Did your chosen model methodology do well on the testing data? Can you do better? This step is typically not a one-off process. You will often want to get back to the beginning and try different approaches until you come up with a satisfactory and defensible answer to your research question or evidence for your hypothesis (or against it).
If you need a refresher on statistics, this book is a great source:
How to Interpret Results for Your Data Science Project
Finally, once you are satisfied that your science is sound, and your results are tested and validated, it’s time to communicate your results and make business recommendations based on them. Whether you are trying to convince your CMO that one marketing strategy is far superior to another, or your CEO that the new recommender system you have built will deliver a much better user experience and increased profits compared to the old one, now is your time to shine!
While all the hard work that you have put in so far is very important to the success of your project, this step can make it or break it. Why? Because all your work so far is very likely either not visible or not accessible to the decision makers in your company, and people tend to mistrust what they don’t understand. Present your results to your stakeholders in the wrong way, and your project has a good chance of not gaining any traction or never seeing the light of day for its intended purpose.
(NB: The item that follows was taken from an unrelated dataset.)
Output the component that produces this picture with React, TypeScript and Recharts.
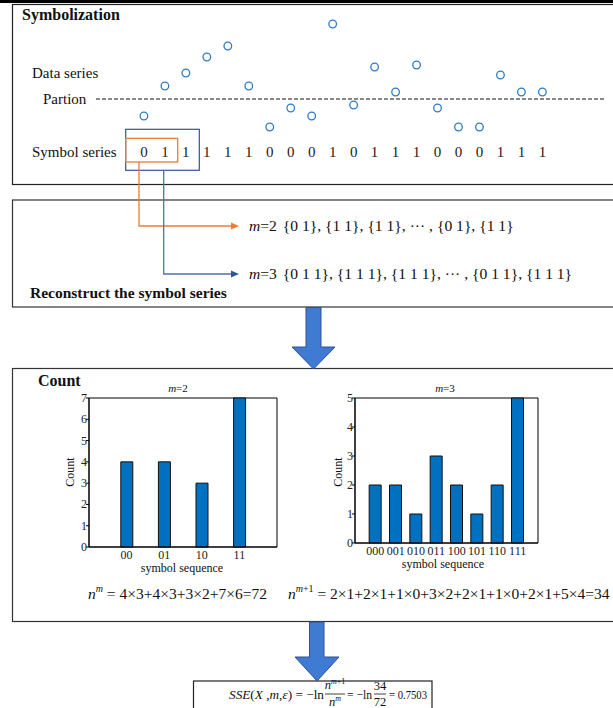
import React from "react";
import {
  ScatterChart,
  Scatter,
  BarChart,
  Bar,
  XAxis,
  YAxis,
  ReferenceLine,
  ReferenceArea,
} from "recharts";

// data series (partition at 0) and the symbols read under each point
const DATA_SERIES = [-1.7, 1.3, 2.6, 4.2, 5.3, 1.3, -2.8, -0.9, -1.7, 7.5, -0.6, 3.2, 0.7, 3.4, -0.9, -2.8, -2.8, 2.4, 0.7, 0.7];
const SYMBOLS = [0, 1, 1, 1, 1, 1, 0, 0, 0, 1, 0, 1, 1, 1, 0, 0, 0, 1, 1, 1];
const PARTITION = 0;

const M2_LABELS = ["00", "01", "10", "11"];
const M2_COUNTS = [4, 4, 3, 7];
const M2_YTICKS = [0, 1, 2, 3, 4, 5, 6, 7];

const M3_LABELS = ["000", "001", "010", "011", "100", "101", "110", "111"];
const M3_COUNTS = [2, 2, 1, 3, 2, 1, 2, 5];
const M3_YTICKS = [0, 1, 2, 3, 4, 5];

const FONT = "'Liberation Serif', 'Times New Roman', serif";
const SYMBOL_ROW = -5.3;

const CircleMark = (p: any) => (
  <circle cx={p.cx} cy={p.cy} r={3.8} fill="#fff" stroke="#2E7CC4" strokeWidth={1.3} />
);

const SymbolMark = (p: any) => (
  <text x={p.cx} y={p.cy + 5} textAnchor="middle" fontSize={15} fontFamily={FONT} fill="#222">
    {p.payload.s}
  </text>
);

function YTick(props: any) {
  const { x, y, payload } = props;
  return (
    <g>
      <line x1={x - 3} x2={x} y1={y} y2={y} stroke="#000" />
      <text x={x - 2} y={y + 4} textAnchor="end" fontSize={12} fontFamily={FONT} fill="#222">
        {payload.value}
      </text>
    </g>
  );
}

const makeXTick = (labels: string[]) => (props: any) => {
  const { x, y, payload } = props;
  return (
    <text x={x} y={y + 12} textAnchor="middle" fontSize={12} fontFamily={FONT} fill="#222">
      {labels[payload.value - 1]}
    </text>
  );
};

function CountChart({ labels, counts, yTicks, left, top, width, height, margin }: any) {
  const data = labels.map((l: string, i: number) => ({ pos: i + 1, count: counts[i] }));
  const yMax = yTicks[yTicks.length - 1];
  return (
    <div style={{ position: "absolute", left, top }}>
      <BarChart width={width} height={height} data={data} margin={margin}>
        <XAxis
          type="number"
          dataKey="pos"
          domain={[0, labels.length + 1]}
          ticks={labels.map((_: string, i: number) => i + 1)}
          interval={0}
          tickSize={0}
          tickMargin={0}
          tick={makeXTick(labels)}
          stroke="#000"
          height={20}
        />
        <YAxis
          type="number"
          domain={[0, yMax]}
          ticks={yTicks}
          interval={0}
          tickSize={0}
          tickMargin={0}
          tick={<YTick />}
          stroke="#000"
          width={20}
        />
        <ReferenceArea x1={0} x2={labels.length + 1} y1={0} y2={yMax} fill="none" stroke="#000" strokeWidth={1} />
        <Bar dataKey="count" fill="#0070C0" stroke="#111" strokeWidth={1} barSize={12} isAnimationActive={false} />
      </BarChart>
    </div>
  );
}

const BigArrow = ({ x1, x2, hx1, hx2, top, neck, tip }: any) => (
  <polygon
    points={`${x1},${top} ${x2},${top} ${x2},${neck} ${hx2},${neck} ${(hx1 + hx2) / 2},${tip} ${hx1},${neck} ${x1},${neck}`}
    fill="#3F7BD3"
    stroke="#2F528F"
    strokeWidth={1}
  />
);

export default function App() {
  const points = DATA_SERIES.map((v, i) => ({ idx: i + 1, value: v }));
  const symbols = SYMBOLS.map((s, i) => ({ idx: i + 1, value: SYMBOL_ROW, s }));
  const txt = { fontFamily: FONT, fill: "#111" } as any;
  const fit = { lengthAdjust: "spacingAndGlyphs" } as any;

  return (
    <div style={{ position: "absolute", left: 0, top: 0, width: 613, height: 708, background: "#fff", overflow: "hidden" }}>
      <svg width={613} height={708} style={{ position: "absolute", left: 0, top: 0 }}>
        <rect x={0} y={0} width={613} height={3} fill="#000" />
        {/* boxes */}
        <rect x={12.5} y={4.5} width={620} height={180} fill="none" stroke="#222" strokeWidth={1.2} />
        <rect x={12.5} y={200} width={620} height={107} fill="none" stroke="#333" strokeWidth={1.2} />
        <rect x={12.5} y={368.5} width={620} height={253} fill="none" stroke="#333" strokeWidth={1.2} />
        <rect x={193.5} y={681} width={238.5} height={40} fill="none" stroke="#222" strokeWidth={1.2} />

        <text x={22} y={20} fontSize={16} fontWeight="bold" {...txt}>Symbolization</text>
        <text x={32} y={78} fontSize={15} {...txt}>Data series</text>
        <text x={43} y={104} fontSize={15} {...txt}>Partion</text>
        <text x={32} y={157} fontSize={15} {...txt}>Symbol series</text>

        {/* embedding windows */}
        <rect x={125.7} y={129.3} width={73.6} height={41} fill="none" stroke="#2F5597" strokeWidth={1.2} />
        <rect x={125.7} y={138.3} width={52} height={23.7} fill="none" stroke="#ED7D31" strokeWidth={1.3} />
        <polyline points="139,162 139,226 232,226" fill="none" stroke="#ED7D31" strokeWidth={1.3} />
        <polygon points="231,222.5 239,226 231,229.5" fill="#ED7D31" />
        <polyline points="163.7,170.3 163.7,274 232,274" fill="none" stroke="#4F72AE" strokeWidth={1.3} />
        <polygon points="231,270.5 239,274 231,277.5" fill="#2F5597" />

        <text x={249} y={231} fontSize={15.6} {...txt}>
          <tspan fontStyle="italic">m</tspan>=2
          <tspan dx={6}>{"{0 1}, {1 1}, {1 1}, \u00B7\u00B7\u00B7 , {0 1}, {1 1}"}</tspan>
        </text>
        <text x={249} y={279} fontSize={15.6} {...txt}>
          <tspan fontStyle="italic">m</tspan>=3
          <tspan dx={6}>{"{0 1 1}, {1 1 1}, {1 1 1}, \u00B7\u00B7\u00B7 , {0 1 1}, {1 1 1}"}</tspan>
        </text>
        <text x={30} y={298} fontSize={15.5} fontWeight="bold" {...txt}>Reconstruct the symbol series</text>

        <BigArrow x1={306} x2={321} hx1={292} hx2={335} top={307.5} neck={347} tip={369} />

        <text x={38} y={386} fontSize={16} fontWeight="bold" {...txt}>Count</text>

        {/* chart titles and labels */}
        <text x={178} y={392} fontSize={11} textAnchor="middle" {...txt}>
          <tspan fontStyle="italic">m</tspan>=2
        </text>
        <text x={445} y={392} fontSize={11} textAnchor="middle" {...txt}>
          <tspan fontStyle="italic">m</tspan>=3
        </text>
        <text x={0} y={0} fontSize={12} textAnchor="middle" transform="translate(74,472) rotate(-90)" {...txt}>Count</text>
        <text x={0} y={0} fontSize={12} textAnchor="middle" transform="translate(342,472) rotate(-90)" {...txt}>Count</text>
        <text x={182} y={572} fontSize={12} textAnchor="middle" {...txt}>symbol sequence</text>
        <text x={443} y={568} fontSize={12} textAnchor="middle" {...txt}>symbol sequence</text>

        {/* counting formulas */}
        <text x={88} y={599} fontSize={15.5} {...txt}>
          <tspan fontStyle="italic">n</tspan>
          <tspan fontSize={10} fontStyle="italic" dy={-7}>m</tspan>
          <tspan dy={7}>{" = 4\u00D73+4\u00D73+3\u00D72+7\u00D76=72"}</tspan>
        </text>
        <text x={288} y={599} fontSize={15.5} {...txt}>
          <tspan fontStyle="italic">n</tspan>
          <tspan fontSize={10} fontStyle="italic" dy={-7}>m</tspan>
          <tspan fontSize={10}>+1</tspan>
          <tspan dy={7}>{" = 2\u00D71+2\u00D71+1\u00D70+3\u00D72+2\u00D71+1\u00D70+2\u00D71+5\u00D74=34"}</tspan>
        </text>

        <BigArrow x1={309.5} x2={324} hx1={295} hx2={339} top={622} neck={657} tip={681} />

        {/* SSE formula */}
        <text x={229} y={699} fontSize={12.5} textLength={95} {...fit} {...txt}>
          <tspan fontStyle="italic">SSE</tspan>(<tspan fontStyle="italic">X</tspan> ,
          <tspan fontStyle="italic">m</tspan>,<tspan fontStyle="italic">{"\u03B5"}</tspan>){" = \u2212ln"}
        </text>
        <text x={335} y={689} fontSize={12.5} textAnchor="middle" {...txt}>
          <tspan fontStyle="italic">n</tspan>
          <tspan fontSize={8} fontStyle="italic" dy={-5}>m</tspan>
          <tspan fontSize={8}>+1</tspan>
        </text>
        <line x1={325} x2={345} y1={694} y2={694} stroke="#111" strokeWidth={0.8} />
        <text x={335} y={706} fontSize={12.5} textAnchor="middle" {...txt}>
          <tspan fontStyle="italic">n</tspan>
          <tspan fontSize={8} fontStyle="italic" dy={-5}>m</tspan>
        </text>
        <text x={347} y={699} fontSize={12.5} textLength={25} {...fit} {...txt}>{"= \u2212ln"}</text>
        <text x={380} y={690} fontSize={12.5} textAnchor="middle" {...txt}>34</text>
        <line x1={374} x2={386} y1={694} y2={694} stroke="#111" strokeWidth={0.8} />
        <text x={380} y={706} fontSize={12.5} textAnchor="middle" {...txt}>72</text>
        <text x={389} y={699} fontSize={12.5} textLength={38} {...fit} {...txt}>= 0.7503</text>
      </svg>

      <div style={{ position: "absolute", left: 96, top: 10 }}>
        <ScatterChart width={509} height={160} margin={{ top: 0, right: 0, bottom: 0, left: 0 }}>
          <XAxis type="number" dataKey="idx" domain={[-1.285, 22.985]} hide />
          <YAxis type="number" dataKey="value" domain={[-7.1, 8.9]} hide />
          <ReferenceLine y={PARTITION} stroke="#111" strokeWidth={1} strokeDasharray="4 2" />
          <Scatter data={points} shape={CircleMark} isAnimationActive={false} />
          <Scatter data={symbols} shape={SymbolMark} isAnimationActive={false} />
        </ScatterChart>
      </div>

      <CountChart
        labels={M2_LABELS}
        counts={M2_COUNTS}
        yTicks={M2_YTICKS}
        left={40}
        top={380}
        width={250}
        height={200}
        margin={{ top: 18, right: 13, bottom: 13, left: 29 }}
      />
      <CountChart
        labels={M3_LABELS}
        counts={M3_COUNTS}
        yTicks={M3_YTICKS}
        left={310}
        top={380}
        width={245}
        height={200}
        margin={{ top: 18, right: 17, bottom: 17, left: 25 }}
      />
    </div>
  );
}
Telling a compelling story with data and getting buy-in for your recommendations is a very broad and important topic, but here are a few bullet points to steer you in the right direction:
Plain English, Please!
When communicating your results to business stakeholders and making recommendations, use plain, jargon-free language, and steer clear of technical details as much as possible.
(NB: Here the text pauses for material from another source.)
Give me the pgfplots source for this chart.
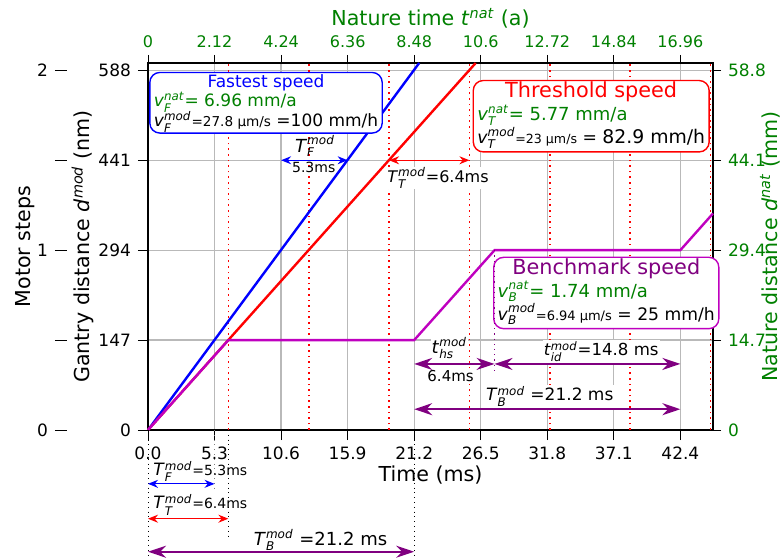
\documentclass[border=0pt]{standalone}
\usepackage{amsmath}
\usepackage{fontspec}
\setmainfont{DejaVu Sans}
\usepackage{pgfplots}
\pgfplotsset{compat=1.18}
\usetikzlibrary{arrows.meta}

\definecolor{mgreen}{RGB}{0,128,0}
\definecolor{mpurple}{RGB}{128,0,128}
\definecolor{mmag}{RGB}{191,0,191}
\newcommand{\fs}[1]{\fontsize{#1}{#1}\selectfont}
\newcommand{\sym}[3]{\textit{#1}$^{\textit{#3}}_{\textit{#2}}$}
% speed box: title colour, title, green line, black line
\newcommand{\speedbox}[4]{%
  \begin{tabular}{@{}l@{}}
  \multicolumn{1}{@{}c@{}}{\color{#1}#2}\\
  \smash{\color{mgreen}#3}\\
  \smash{#4}
  \end{tabular}}

\tikzset{
  sa/.style={{Stealth[length=5pt,width=4pt]}-{Stealth[length=5pt,width=4pt]}, line width=0.6pt},
  pa/.style={{Stealth[length=9pt,width=6pt]}-{Stealth[length=9pt,width=6pt]}, line width=0.9pt, mpurple},
  box/.style={rounded corners=5pt, fill=white, line width=0.7pt,
    inner xsep=2pt, inner ysep=0.6pt, font=\fontsize{8.5}{9.7}\selectfont},
  bigbox/.style={box, font=\fontsize{9}{11.5}\selectfont},
  lab/.style={font=\fs{10.3}},
}

\begin{document}
\begin{tikzpicture}
\path[use as bounding box] (-74pt,-63.5pt) rectangle (316pt,215pt);

% motor steps (offset left axis)
\begin{axis}[
  at={(-40.5pt,0pt)}, anchor=south west,
  scale only axis, width=10pt, height=183.5pt,
  xmin=0, xmax=1, ymin=0, ymax=600,
  hide x axis, axis y line*=left,
  y axis line style={draw=none},
  ytick={0,147,294,441,588}, yticklabels={0,,1,,2},
  tick align=outside, major tick length=6pt,
  tick style={black, line width=0.5pt},
  yticklabel style={font=\fs{8.5}},
  /pgf/number format/assume math mode=true,
]
\end{axis}

% nature axis (top / right)
\begin{axis}[
  scale only axis, width=282.5pt, height=183.5pt,
  xmin=0, xmax=18, ymin=0, ymax=60,
  axis x line*=top, axis y line*=right,
  axis line style={line width=0.9pt},
  xtick={0,2.12,4.24,6.36,8.48,10.6,12.72,14.84,16.96},
  xticklabels={0,2.12,4.24,6.36,8.48,10.6,12.72,14.84,16.96},
  ytick={0,14.7,29.4,44.1,58.8},
  yticklabels={0,14.7,29.4,44.1,58.8},
  tick align=outside, major tick length=4pt,
  tick style={black, line width=0.5pt},
  xticklabel style={font=\fs{8}, text=mgreen},
  yticklabel style={font=\fs{8.5}, text=mgreen},
  /pgf/number format/assume math mode=true,
]
\end{axis}

% main axis
\begin{axis}[
  scale only axis, width=282.5pt, height=183.5pt,
  xmin=0, xmax=45, ymin=0, ymax=600,
  xtick={0,5.3,10.6,15.9,21.2,26.5,31.8,37.1,42.4},
  xticklabels={0.0,5.3,10.6,15.9,21.2,26.5,31.8,37.1,42.4},
  ytick={0,147,294,441,588},
  xtick pos=bottom, ytick pos=left,
  tick align=outside, major tick length=5pt,
  tick style={black, line width=0.5pt},
  axis line style={line width=0.9pt},
  grid=major, grid style={gray!55, line width=0.6pt},
  ticklabel style={font=\fs{8.5}},
  /pgf/number format/assume math mode=true,
  clip=false,
]
\pgfplotsinvokeforeach{6.4,12.8,19.2,25.6,32.0,38.4,44.8}{
  \draw[red, dotted, line width=0.8pt] (axis cs:#1,0) -- (axis cs:#1,600);
}
\addplot[blue, line width=1.2pt] coordinates {(0,0) (21.6,600)};
\addplot[red, line width=1.2pt] coordinates {(0,0) (26.1,600)};
\addplot[mmag, line width=1.2pt] coordinates {
  (0,0) (6.4,147) (21.2,147) (27.6,294) (42.4,294) (45,354)};

% axis labels
\node[lab] at ([yshift=-22.5pt]rel axis cs:0.5,0) {Time (ms)};
\node[lab, rotate=90] at ([xshift=-32.5pt]rel axis cs:0,0.5) {Gantry distance \textit{d}$^{\textit{mod}}$ (nm)};
\node[lab, rotate=90] at ([xshift=-61.5pt]rel axis cs:0,0.5) {Motor steps};
\node[lab, text=mgreen] at ([yshift=22.5pt]rel axis cs:0.5,1) {Nature time \textit{t}$^{\textit{nat}}$ (a)};
\node[lab, text=mgreen, rotate=90] at ([xshift=28.5pt]rel axis cs:1,0.5) {Nature distance \textit{d}$^{\textit{nat}}$ (mm)};

% boxes
\node[box, draw=blue] at (axis cs:9.4,535) {\speedbox{blue}{Fastest speed}
  {\sym{v}{F}{nat}= 6.96 mm/a}{\sym{v}{F}{mod}{\fs{6.8}=27.8 µm/s} =100 mm/h}};
\node[bigbox, draw=red] at (axis cs:35.3,513) {\speedbox{red}{\fs{10.4}Threshold speed}
  {\sym{v}{T}{nat}= 5.77 mm/a}{\fs{8.6}\sym{v}{T}{mod}{\fs{6.3}=23 µm/s} = \fs{9.4}82.9 mm/h}};
\node[bigbox, draw=mmag] at (axis cs:36.5,224) {\speedbox{mpurple}{\fs{10.4}Benchmark speed}
  {\sym{v}{B}{nat}= 1.74 mm/a}{\fs{8.6}\sym{v}{B}{mod}{\fs{6.5}=6.94 µm/s} = 25 mm/h}};

% in-axis labels
\node[font=\fs{9}, inner sep=0pt] at (axis cs:13.3,464) {\sym{T}{F}{mod}};
\node[font=\fs{7}, inner sep=0pt] at (axis cs:13.2,430) {5.3ms};
\node[font=\fs{8}, fill=white, inner sep=0.5pt] at (axis cs:23.1,412) {\sym{T}{T}{mod}=6.4ms};
\node[font=\fs{9}, fill=white, inner sep=0.5pt] at (axis cs:24,134) {\sym{t}{hs}{mod}};
\node[font=\fs{7.5}, fill=white, inner sep=0.5pt] at (axis cs:24.1,88) {6.4ms};
\node[font=\fs{8.3}, fill=white, inner sep=0.5pt] at (axis cs:36.1,128) {\sym{t}{id}{mod}=14.8 ms};
\node[font=\fs{8.5}, fill=white, inner sep=0.5pt] at (axis cs:32,55) {\sym{T}{B}{mod} =21.2 ms};

% in-axis arrows
\draw[sa, blue] (axis cs:10.6,441) -- (axis cs:15.9,441);
\draw[sa, red] (axis cs:19.2,441) -- (axis cs:25.6,441);
\draw[mpurple, dotted, line width=0.6pt] (axis cs:27.6,294) -- (axis cs:27.6,98);
\draw[pa] (axis cs:21.2,108) -- (axis cs:27.6,108);
\draw[pa] (axis cs:27.6,108) -- (axis cs:42.4,108);
\draw[pa] (axis cs:21.2,34) -- (axis cs:42.4,34);

% below the axis
\draw[black, dotted, line width=0.4pt] (axis cs:0,0) -- (axis cs:0,-207);
\draw[gray, dotted, line width=0.4pt] (axis cs:5.3,0) -- (axis cs:5.3,-98);
\draw[black, dotted, line width=0.4pt] (axis cs:6.4,0) -- (axis cs:6.4,-175);
\draw[black, dotted, line width=0.4pt] (axis cs:21.2,0) -- (axis cs:21.2,-207);
\node[anchor=west, font=\fs{8.5}, inner sep=0pt] at (axis cs:0.4,-68) {\sym{T}{F}{mod}\fs{7}=5.3ms};
\draw[sa, blue] (axis cs:0,-88) -- (axis cs:5.3,-88);
\node[anchor=west, font=\fs{8.5}, inner sep=0pt] at (axis cs:0.4,-122) {\sym{T}{T}{mod}\fs{7}=6.4ms};
\draw[sa, red] (axis cs:0,-145) -- (axis cs:6.4,-145);
\node[anchor=west, font=\fs{9}, inner sep=0pt] at (axis cs:8.4,-179) {\sym{T}{B}{mod} =21.2 ms};
\draw[pa] (axis cs:0,-199) -- (axis cs:21.2,-199);
\end{axis}
\end{tikzpicture}
\end{document}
Start with the bottom line of your results or recommendations, and with how they would best be put into practice for maximum impact.
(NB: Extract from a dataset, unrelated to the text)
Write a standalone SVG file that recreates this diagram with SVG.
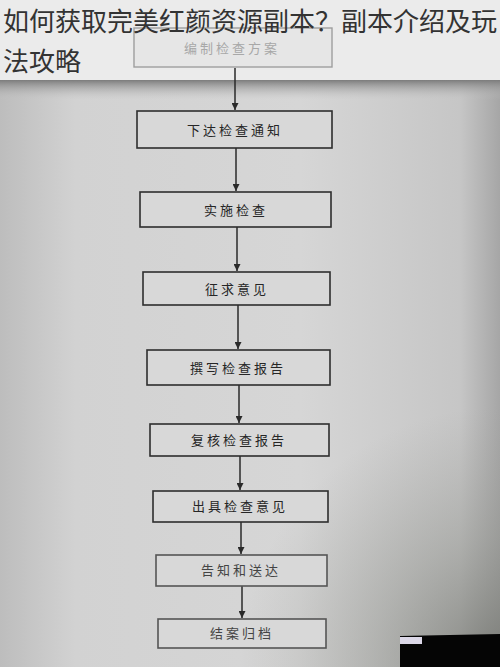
<svg xmlns="http://www.w3.org/2000/svg" width="500" height="667" viewBox="0 0 500 667">
<defs>
<linearGradient id="topband" x1="0" y1="0" x2="0" y2="1">
<stop offset="0" stop-color="#7c7c7c"/>
<stop offset="1" stop-color="#c6c6c6" stop-opacity="0"/>
</linearGradient>
<linearGradient id="paper" x1="0" y1="0" x2="1" y2="0">
<stop offset="0" stop-color="#bdbdbd"/>
<stop offset="0.15" stop-color="#d2d2d2"/>
<stop offset="0.6" stop-color="#d6d6d6"/>
<stop offset="0.92" stop-color="#c6c6c6"/>
<stop offset="1" stop-color="#a6a6a6"/>
</linearGradient>
<radialGradient id="br" cx="500" cy="667" r="260" gradientUnits="userSpaceOnUse">
<stop offset="0" stop-color="#6a6c66" stop-opacity="0.75"/>
<stop offset="0.5" stop-color="#8a8c86" stop-opacity="0.4"/>
<stop offset="1" stop-color="#9a9b96" stop-opacity="0"/>
</radialGradient>
<marker id="arr" viewBox="0 0 10 10" refX="10" refY="5" markerWidth="7" markerHeight="7" orient="auto" markerUnits="userSpaceOnUse">
<path d="M0,0 L10,5 L0,10 z" fill="#2a2a2a"/>
</marker>
<style>
.box{fill:#d8d8d8;stroke:#2e2e2e;stroke-width:1.6}
.lbl{font-family:"Noto Sans CJK SC","Noto Sans CJK JP",sans-serif;font-size:13px;fill:#262626;text-anchor:middle;letter-spacing:3px}
.con{stroke:#2a2a2a;stroke-width:1.5;fill:none}
.title{font-family:"Noto Sans CJK SC","Noto Sans CJK JP",sans-serif;font-size:26px;fill:#333333}
</style>
</defs>
<rect x="0" y="0" width="500" height="667" fill="url(#paper)"/>
<rect x="0" y="80" width="500" height="20" fill="url(#topband)"/>
<rect x="0" y="0" width="500" height="667" fill="url(#br)"/>
<polygon points="400,636 500,634 500,667 400,667" fill="#050505"/>
<rect x="400" y="637" width="22" height="7" fill="#dcd8e8"/>
<rect x="0" y="0" width="500" height="80" fill="#ebebeb"/>
<g id="connectors">
<line class="con" x1="235" y1="68" x2="235" y2="110" marker-end="url(#arr)"/>
<line class="con" x1="236" y1="148" x2="236" y2="191" marker-end="url(#arr)"/>
<line class="con" x1="237" y1="227" x2="237" y2="271" marker-end="url(#arr)"/>
<line class="con" x1="238" y1="305" x2="238" y2="349" marker-end="url(#arr)"/>
<line class="con" x1="239" y1="385" x2="239" y2="423" marker-end="url(#arr)"/>
<line class="con" x1="240" y1="456" x2="240" y2="490" marker-end="url(#arr)"/>
<line class="con" x1="241" y1="522" x2="241" y2="554" marker-end="url(#arr)"/>
<line class="con" x1="242" y1="586" x2="242" y2="618" marker-end="url(#arr)"/>
</g>
<g id="n1">
<rect x="134" y="28" width="198" height="39" fill="#e6e6e6" stroke="#9e9e9e" stroke-width="1.4"/>
<text class="lbl" x="232" y="53" style="fill:#a8a8a8">编制检查方案</text>
</g>
<g id="n2">
<rect class="box" x="137" y="111" width="195" height="37"/>
<text class="lbl" x="235" y="135">下达检查通知</text>
</g>
<g id="n3">
<rect class="box" x="140" y="192" width="191" height="35"/>
<text class="lbl" x="236" y="215">实施检查</text>
</g>
<g id="n4">
<rect class="box" x="143" y="272" width="187" height="33"/>
<text class="lbl" x="237" y="294">征求意见</text>
</g>
<g id="n5">
<rect class="box" x="147" y="350" width="183" height="35"/>
<text class="lbl" x="238" y="373">撰写检查报告</text>
</g>
<g id="n6">
<rect class="box" x="150" y="424" width="179" height="32"/>
<text class="lbl" x="239" y="445">复核检查报告</text>
</g>
<g id="n7">
<rect class="box" x="153" y="491" width="175" height="31"/>
<text class="lbl" x="240" y="511">出具检查意见</text>
</g>
<g id="n8">
<rect class="box" x="156" y="555" width="171" height="31" style="stroke:#555"/>
<text class="lbl" x="241" y="575" style="fill:#444">告知和送达</text>
</g>
<g id="n9">
<rect class="box" x="158" y="619" width="168" height="29" style="stroke:#555"/>
<text class="lbl" x="242" y="638" style="fill:#444">结案归档</text>
</g>
<text class="title" x="3" y="31">如何获取完美红颜资源副本？副本介绍及玩</text>
<text class="title" x="3" y="71">法攻略</text>
</svg>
Evidence, Evidence, Evidence!
Link the recommendations you make to specific results from your analysis. Give some background on your thinking and the logic that brought your to that particular conclusion.
The more evidence you can provide, the better.
If it’s Too Good to be True, it Probably Isn’t
No data science project is every perfect. As data scientists, you make assumptions and inferences, and you define thresholds for success for your projects based on them. There is always a caveat to your findings and limitations to your analyses.
When communicating results to stakeholders, it is important to be upfront about the assumptions you’ve made in your work, and to be specific about the scope of your recommendations.
Check All Angles Before You Move On to the Next Project
While you have done your best to test and document the solution to your chosen research question or hypothesis, a data story is never finished.
If you look back to your EDA step, there are probably several other interesting questions and hypotheses that you uncovered in the data, and that you were not able to pursue in the current project. What are they? What other directions or angles are left to be pursued, that would add to the company’s understanding of the subject being researched?
What's Next? Share with the World!
Congratulations! You have completed your first data science portfolio project!
After many hours of work, and hopefully many rounds of feedback from friends and mentors, your data story is informative and compelling. The next step at this point is to share your work and insights with the world. At a minimum, post your work and results on GitHub, or Kaggle (if using data from there). Even better, write down your project's story, from motivation to results, and post it on your personal blog, or on LinkedIn. For an even wider (and more specialized) audience, consider submitting your story to sites like KDnuggets or Data Science Central.
Answering relevant questions and engaging with the community on Stack Overflow or Quora will also help establish you as an expert in the field, while also increasing your visibility in all these professional channels that recruiters and hiring managers often go to when looking to add data scientists to their teams.
As with anything, when starting to build a data science portfolio for the first time, the first project is always the hardest, but you got this: if anyone can do it, it’s you!